◆ Supplied material ◆
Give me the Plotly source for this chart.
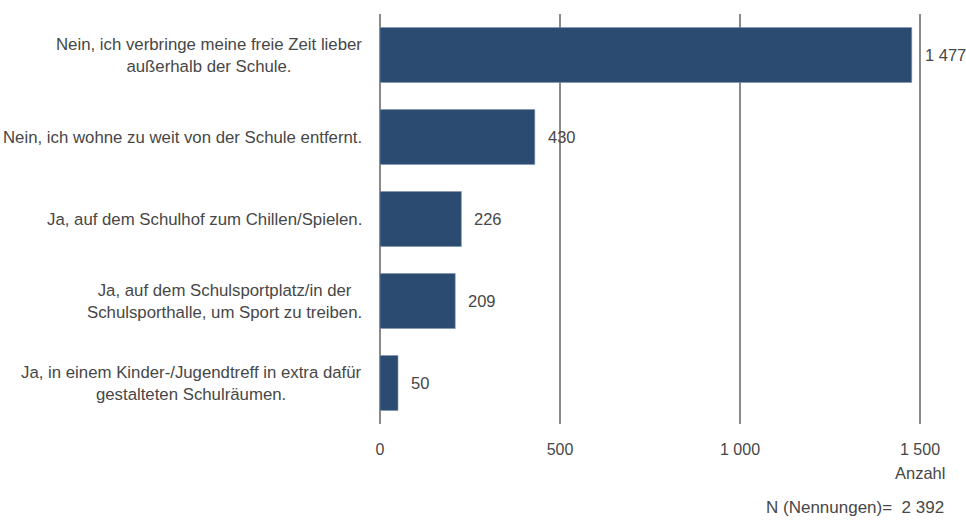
import plotly.graph_objects as go

categories = [
    "Nein, ich verbringe meine freie Zeit lieber<br>außerhalb der Schule.",
    "Nein, ich wohne zu weit von der Schule entfernt.",
    "Ja, auf dem Schulhof zum Chillen/Spielen.",
    "Ja, auf dem Schulsportplatz/in der<br>Schulsporthalle, um Sport zu treiben.",
    "Ja, in einem Kinder-/Jugendtreff in extra dafür<br>gestalteten Schulräumen.",
]
values = [1477, 430, 226, 209, 50]
tick_vals = [0, 500, 1000, 1500]
axis_title = "Anzahl"
n_label = "N (Nennungen)="

def fmt(v):
    return f"{v:,}".replace(",", " ")

FONT = "Liberation Sans, Arial, sans-serif"
TXT = "#474747"
BAR = "#2B4B71"
GRID = "#8A8A8A"

fig = go.Figure()
fig.add_trace(go.Bar(
    y=categories, x=values, orientation="h",
    marker=dict(color=BAR, line=dict(color="#7F93AD", width=0.6)),
    width=0.67, hoverinfo="x+y",
))

annotations = []
for c, v in zip(categories, values):
    annotations.append(dict(
        x=v, y=c, xref="x", yref="y", text=fmt(v), showarrow=False,
        xanchor="left", yanchor="middle", xshift=11,
        font=dict(family=FONT, size=16.5, color=TXT),
    ))
    annotations.append(dict(
        x=0, y=c, xref="paper", yref="y", text=c, showarrow=False,
        xanchor="right", yanchor="middle", xshift=-14, align="center",
        font=dict(family=FONT, size=16.8, color=TXT),
    ))
annotations.append(dict(
    x=1, y=0, xref="paper", yref="paper", text=axis_title, showarrow=False,
    xanchor="center", yanchor="top", yshift=-38, xshift=-2,
    font=dict(family=FONT, size=16.5, color=TXT),
))
annotations.append(dict(
    x=1, y=0, xref="paper", yref="paper",
    text=f"{n_label}&nbsp;&nbsp;{fmt(sum(values))}", showarrow=False,
    xanchor="right", yanchor="top", yshift=-72, xshift=24,
    font=dict(family=FONT, size=17, color=TXT),
))

fig.update_layout(
    width=966, height=521,
    margin=dict(l=378, r=44, t=14, b=97),
    plot_bgcolor="white", paper_bgcolor="white",
    separators=", ",
    showlegend=False,
    annotations=annotations,
    xaxis=dict(
        range=[-5.5, 1505.5], tickvals=tick_vals, tickformat=",d",
        showgrid=True, gridcolor=GRID, gridwidth=2,
        zeroline=True, zerolinecolor=GRID, zerolinewidth=2, showline=False,
        tickfont=dict(family=FONT, size=16, color=TXT),
        ticks="", ticklen=0, ticklabelstandoff=14,
    ),
    yaxis=dict(
        autorange="reversed", showticklabels=False, showgrid=False,
        zeroline=False, showline=False, ticks="",
    ),
)

fig.write_html("out.html", config={"displayModeBar": False},
               post_script="document.body.style.margin='0';")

◆ Work to complete ◆
Using the material above, set down every line exactly, but skip the pictures.

◆ Exercise result ◆
Give me the Plotly source for this chart.
import plotly.graph_objects as go

categories = [
    "Nein, ich verbringe meine freie Zeit lieber<br>außerhalb der Schule.",
    "Nein, ich wohne zu weit von der Schule entfernt.",
    "Ja, auf dem Schulhof zum Chillen/Spielen.",
    "Ja, auf dem Schulsportplatz/in der<br>Schulsporthalle, um Sport zu treiben.",
    "Ja, in einem Kinder-/Jugendtreff in extra dafür<br>gestalteten Schulräumen.",
]
values = [1477, 430, 226, 209, 50]
tick_vals = [0, 500, 1000, 1500]
axis_title = "Anzahl"
n_label = "N (Nennungen)="

def fmt(v):
    return f"{v:,}".replace(",", " ")

FONT = "Liberation Sans, Arial, sans-serif"
TXT = "#474747"
BAR = "#2B4B71"
GRID = "#8A8A8A"

fig = go.Figure()
fig.add_trace(go.Bar(
    y=categories, x=values, orientation="h",
    marker=dict(color=BAR, line=dict(color="#7F93AD", width=0.6)),
    width=0.67, hoverinfo="x+y",
))

annotations = []
for c, v in zip(categories, values):
    annotations.append(dict(
        x=v, y=c, xref="x", yref="y", text=fmt(v), showarrow=False,
        xanchor="left", yanchor="middle", xshift=11,
        font=dict(family=FONT, size=16.5, color=TXT),
    ))
    annotations.append(dict(
        x=0, y=c, xref="paper", yref="y", text=c, showarrow=False,
        xanchor="right", yanchor="middle", xshift=-14, align="center",
        font=dict(family=FONT, size=16.8, color=TXT),
    ))
annotations.append(dict(
    x=1, y=0, xref="paper", yref="paper", text=axis_title, showarrow=False,
    xanchor="center", yanchor="top", yshift=-38, xshift=-2,
    font=dict(family=FONT, size=16.5, color=TXT),
))
annotations.append(dict(
    x=1, y=0, xref="paper", yref="paper",
    text=f"{n_label}&nbsp;&nbsp;{fmt(sum(values))}", showarrow=False,
    xanchor="right", yanchor="top", yshift=-72, xshift=24,
    font=dict(family=FONT, size=17, color=TXT),
))

fig.update_layout(
    width=966, height=521,
    margin=dict(l=378, r=44, t=14, b=97),
    plot_bgcolor="white", paper_bgcolor="white",
    separators=", ",
    showlegend=False,
    annotations=annotations,
    xaxis=dict(
        range=[-5.5, 1505.5], tickvals=tick_vals, tickformat=",d",
        showgrid=True, gridcolor=GRID, gridwidth=2,
        zeroline=True, zerolinecolor=GRID, zerolinewidth=2, showline=False,
        tickfont=dict(family=FONT, size=16, color=TXT),
        ticks="", ticklen=0, ticklabelstandoff=14,
    ),
    yaxis=dict(
        autorange="reversed", showticklabels=False, showgrid=False,
        zeroline=False, showline=False, ticks="",
    ),
)

fig.write_html("out.html", config={"displayModeBar": False},
               post_script="document.body.style.margin='0';")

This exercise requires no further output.